Jimenez missed most of that 2000 season due to injury and was still playing at Triple-A in 2001 when the Yankees were desperate for bullpen help. He was traded to the Padres for a half-season of the underwhelming Jay Witasick. Like Ledee, he became a journeyman from that point on but with a little more success thanks to two quality seasons with the Reds in 2003 and 2004. Alfonso Soriano was far and away the cream of the 1999 prospect crop, as he established himself as a superstar with the Yankees in 2002. Even then, they couldn't help but trade him when the Texas Rangers brought up his name as part of the infamous Alex Rodriguez trade.

The current version of the Yankees will never be mistaken for the 1999 squad, but they do have four prospects that are just about ready to break into the majors at some point.

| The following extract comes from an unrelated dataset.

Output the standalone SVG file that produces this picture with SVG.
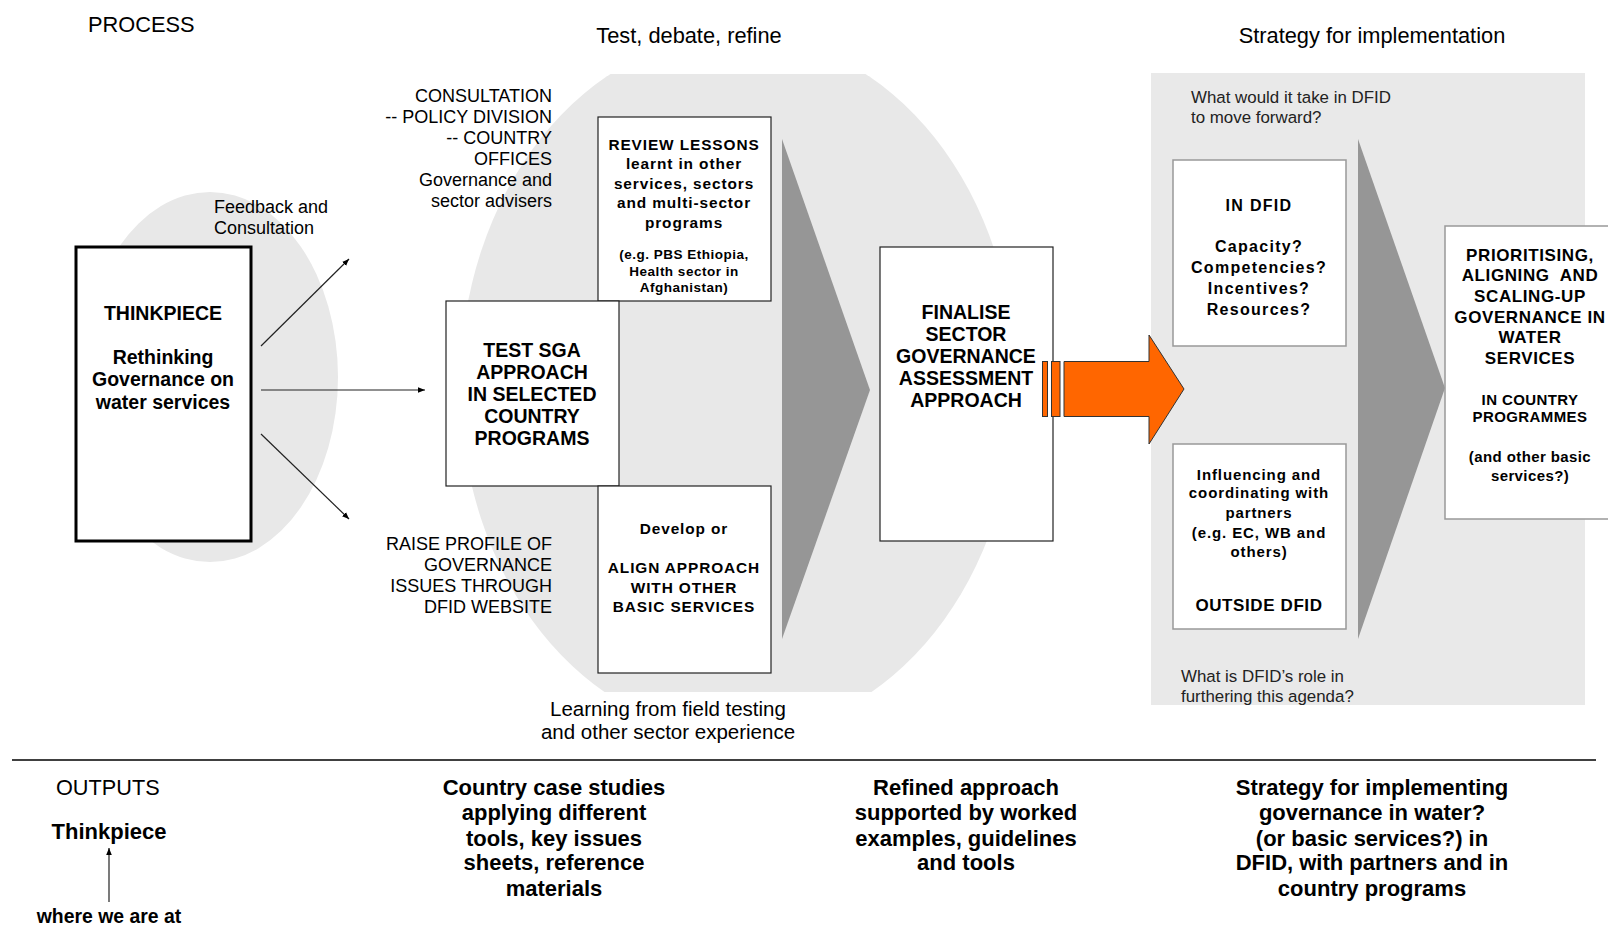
<svg xmlns="http://www.w3.org/2000/svg" width="1608" height="931" viewBox="0 0 1608 931">
<defs>
<style>
text{font-family:"Liberation Sans",Arial,sans-serif;fill:#000;dominant-baseline:central}
.hdr{font-size:21.8px}
.lbl{font-size:18px;text-anchor:end}
.lbs{font-size:18px}
.q{font-size:16.9px;fill:#222}
.bx{fill:#fff;stroke:#222;stroke-width:1.2}
.bxg{fill:#fff;stroke:#999;stroke-width:1.5}
.b19{font-size:19.5px;font-weight:bold;text-anchor:middle}
.b15{font-size:15.4px;font-weight:bold;text-anchor:middle;letter-spacing:0.9px}
.b13{font-size:13.5px;font-weight:bold;text-anchor:middle;letter-spacing:0.5px}
.b16{font-size:16px;font-weight:bold;text-anchor:middle;letter-spacing:1.3px}
.b15r{font-size:15px;font-weight:bold;text-anchor:middle;letter-spacing:0.9px}
.b17{font-size:17px;font-weight:bold;text-anchor:middle;letter-spacing:0.6px}
.b15p{font-size:15px;font-weight:bold;text-anchor:middle;letter-spacing:0.4px}
.out{font-size:22px;font-weight:bold;text-anchor:middle}
.small{font-size:19.4px}
.chev{fill:#969696}
.conn{stroke:#222;stroke-width:1.2;fill:none}
</style>
<marker id="ah" viewBox="0 0 10 10" refX="10" refY="5" markerWidth="7" markerHeight="7" orient="auto" markerUnits="userSpaceOnUse">
<path d="M0,1 L10,5 L0,9 z" fill="#000"/>
</marker>
<clipPath id="midclip"><rect x="0" y="74" width="1608" height="618"/></clipPath>
</defs>
<rect width="1608" height="931" fill="#fff"/>

<!-- backgrounds -->
<g id="backgrounds">
<ellipse cx="210" cy="377" rx="128" ry="185" fill="#e8e8e8"/>
<ellipse cx="738" cy="385" rx="278" ry="350" fill="#e8e8e8" clip-path="url(#midclip)"/>
<rect x="1151" y="73" width="434" height="632" fill="#e9e9e9"/>
</g>

<!-- headings -->
<text class="hdr" x="88" y="24">PROCESS</text>
<text class="hdr" x="689" y="35" text-anchor="middle">Test, debate, refine</text>
<text class="hdr" x="1372" y="35" text-anchor="middle">Strategy for implementation</text>

<!-- chevrons -->
<g id="chevrons">
<polygon class="chev" points="782,139 870,390 782,639"/>
<polygon class="chev" points="1358,139 1445,388 1358,639"/>
</g>

<!-- Thinkpiece -->
<g id="thinkpiece">
<rect x="76" y="247" width="175" height="294" fill="#fff" stroke="#000" stroke-width="3"/>
<text class="b19" x="163" y="313">THINKPIECE</text>
<text class="b19" x="163" y="357">Rethinking</text>
<text class="b19" x="163" y="379">Governance on</text>
<text class="b19" x="163" y="402">water services</text>
</g>

<g id="feedback-label">
<text class="lbs" x="214" y="207">Feedback and</text>
<text class="lbs" x="214" y="228">Consultation</text>
</g>

<g id="consultation-label">
<text class="lbl" x="552" y="96">CONSULTATION</text>
<text class="lbl" x="552" y="117">-- POLICY DIVISION</text>
<text class="lbl" x="552" y="138">-- COUNTRY</text>
<text class="lbl" x="552" y="159">OFFICES</text>
<text class="lbl" x="552" y="180">Governance and</text>
<text class="lbl" x="552" y="201">sector advisers</text>
</g>

<g id="raise-label">
<text class="lbl" x="552" y="544">RAISE PROFILE OF</text>
<text class="lbl" x="552" y="565">GOVERNANCE</text>
<text class="lbl" x="552" y="586">ISSUES THROUGH</text>
<text class="lbl" x="552" y="607">DFID WEBSITE</text>
</g>

<!-- Middle boxes -->
<g id="review">
<rect class="bx" x="598" y="117" width="173" height="184"/>
<text class="b15" x="684" y="144">REVIEW LESSONS</text>
<text class="b15" x="684" y="163">learnt in other</text>
<text class="b15" x="684" y="183">services, sectors</text>
<text class="b15" x="684" y="202">and multi-sector</text>
<text class="b15" x="684" y="222">programs</text>
<text class="b13" x="684" y="254">(e.g. PBS Ethiopia,</text>
<text class="b13" x="684" y="271">Health sector in</text>
<text class="b13" x="684" y="287">Afghanistan)</text>
</g>

<g id="test-sga">
<rect class="bx" x="446" y="301" width="173" height="185"/>
<text class="b19" x="532" y="350">TEST SGA</text>
<text class="b19" x="532" y="372">APPROACH</text>
<text class="b19" x="532" y="394">IN SELECTED</text>
<text class="b19" x="532" y="416">COUNTRY</text>
<text class="b19" x="532" y="438">PROGRAMS</text>
</g>

<g id="develop">
<rect class="bx" x="598" y="486" width="173" height="187"/>
<text class="b15" x="684" y="528">Develop or</text>
<text class="b15" x="684" y="567">ALIGN APPROACH</text>
<text class="b15" x="684" y="587">WITH OTHER</text>
<text class="b15" x="684" y="606">BASIC SERVICES</text>
</g>

<g id="finalise">
<rect class="bx" x="880" y="247" width="173" height="294"/>
<text class="b19" x="966" y="312">FINALISE</text>
<text class="b19" x="966" y="334">SECTOR</text>
<text class="b19" x="966" y="356">GOVERNANCE</text>
<text class="b19" x="966" y="378">ASSESSMENT</text>
<text class="b19" x="966" y="400">APPROACH</text>
</g>

<text x="668" y="708" font-size="20.5" text-anchor="middle">Learning from field testing</text>
<text x="668" y="731" font-size="20.5" text-anchor="middle">and other sector experience</text>

<!-- Orange arrow -->
<g id="orange-arrow" fill="#ff6600" stroke="#333" stroke-width="1">
<rect x="1042.5" y="361.5" width="5" height="55"/>
<rect x="1051.5" y="361.5" width="8.5" height="55"/>
<polygon points="1064,361.5 1149,361.5 1149,335 1184,389 1149,444 1149,416.5 1064,416.5"/>
</g>

<!-- Right panel -->
<text class="q" x="1191" y="97">What would it take in DFID</text>
<text class="q" x="1191" y="117">to move forward?</text>

<g id="in-dfid">
<rect class="bxg" x="1173" y="160" width="173" height="186"/>
<text class="b16" x="1259" y="205">IN DFID</text>
<text class="b16" x="1259" y="246">Capacity?</text>
<text class="b16" x="1259" y="267">Competencies?</text>
<text class="b16" x="1259" y="288">Incentives?</text>
<text class="b16" x="1259" y="309">Resources?</text>
</g>

<g id="outside-dfid">
<rect class="bxg" x="1173" y="444" width="173" height="185"/>
<text class="b15r" x="1259" y="474">Influencing and</text>
<text class="b15r" x="1259" y="492">coordinating with</text>
<text class="b15r" x="1259" y="512">partners</text>
<text class="b15r" x="1259" y="532">(e.g. EC, WB and</text>
<text class="b15r" x="1259" y="551">others)</text>
<text class="b17" x="1259" y="605">OUTSIDE DFID</text>
</g>

<g id="prioritising">
<rect class="bxg" x="1445" y="226" width="175" height="293"/>
<text class="b17" x="1530" y="255">PRIORITISING,</text>
<text class="b17" x="1530" y="275" xml:space="preserve">ALIGNING  AND</text>
<text class="b17" x="1530" y="296">SCALING-UP</text>
<text class="b17" x="1530" y="317">GOVERNANCE IN</text>
<text class="b17" x="1530" y="337">WATER</text>
<text class="b17" x="1530" y="358">SERVICES</text>
<text class="b15p" x="1530" y="399">IN COUNTRY</text>
<text class="b15p" x="1530" y="416">PROGRAMMES</text>
<text class="b15p" x="1530" y="456">(and other basic</text>
<text class="b15p" x="1530" y="475">services?)</text>
</g>

<text class="q" x="1181" y="676">What is DFID’s role in</text>
<text class="q" x="1181" y="696">furthering this agenda?</text>

<!-- connectors -->
<g id="connectors">
<line class="conn" x1="261" y1="346" x2="349" y2="259" marker-end="url(#ah)"/>
<line class="conn" x1="261" y1="390" x2="425" y2="390" marker-end="url(#ah)"/>
<line class="conn" x1="261" y1="434" x2="349" y2="519" marker-end="url(#ah)"/>
<line class="conn" x1="109" y1="902" x2="109" y2="848" marker-end="url(#ah)"/>
</g>

<line x1="12" y1="760" x2="1596" y2="760" stroke="#000" stroke-width="1.5"/>

<!-- Outputs -->
<text x="56" y="787" font-size="21.7">OUTPUTS</text>
<text class="out" x="109" y="831">Thinkpiece</text>
<text class="out small" x="109" y="916">where we are at</text>

<g id="out-country">
<text class="out" x="554" y="787">Country case studies</text>
<text class="out" x="554" y="812">applying different</text>
<text class="out" x="554" y="838">tools, key issues</text>
<text class="out" x="554" y="862">sheets, reference</text>
<text class="out" x="554" y="888">materials</text>
</g>
<g id="out-refined">
<text class="out" x="966" y="787">Refined approach</text>
<text class="out" x="966" y="812">supported by worked</text>
<text class="out" x="966" y="838">examples, guidelines</text>
<text class="out" x="966" y="862">and tools</text>
</g>
<g id="out-strategy">
<text class="out" x="1372" y="787">Strategy for implementing</text>
<text class="out" x="1372" y="812">governance in water?</text>
<text class="out" x="1372" y="838">(or basic services?) in</text>
<text class="out" x="1372" y="862">DFID, with partners and in</text>
<text class="out" x="1372" y="888">country programs</text>
</g>
</svg>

Jose Pirela, if healthy, and Rob Refsnyder will likely be the first alternates in the middle infield based on their strong showings this spring. Considering how uncertain the immediate futures of Stephen Drew and Didi Gregorius are, they may be pressed into action sooner than later. After showing some pop this spring and in triple-A last year, Ramon Flores could make an argument for a big league role. Working behind an aging and injury prone outfield, he may not be too far away from that shot. Catcher Gary Sanchez has been a top five Yankee prospect for years now and even though his bat has looked worse as he's risen through the system, it's clear that the organization looks to him as the catcher of the future. If the option-less Austin Romine gets picked up by another team, Sanchez will be one step closer to a major league promotion.

It's refreshing that we're on the verge of finally seeing the Yankees give a full crop of prospects a look at the major league level, even before the hopeful rise of even more exciting prospects who are a bit further away like Luis Severino, Aaron Judge, and Greg Bird. Unfortunately, as we saw with the class of 1999, even out of a group of four great prospects it would be unwise to expect any more than one of them to become a major leaguer of any significant value. So while giving these young players a shot is a step in the right direction on the road back to prominence, it won't get the Yankees all the way there.

On the bright side, it seems that Brian Cashman has recognized this idea, as evidenced by his recent shrewd trades for established major league talent either just entering or still in their prime. If the Yankees are to succeed it's absolutely vital that they complement a young, developing core with players like Nathan Eovaldi and Chase Headley, much like Derek Jeter and Bernie Williams needed the likes of David Wells and Tino Martinez around to create a successful team. Cheering on the kids should be a fun and rewarding experience for Yankees fans this year, just don't expect too much of them, they're only kids.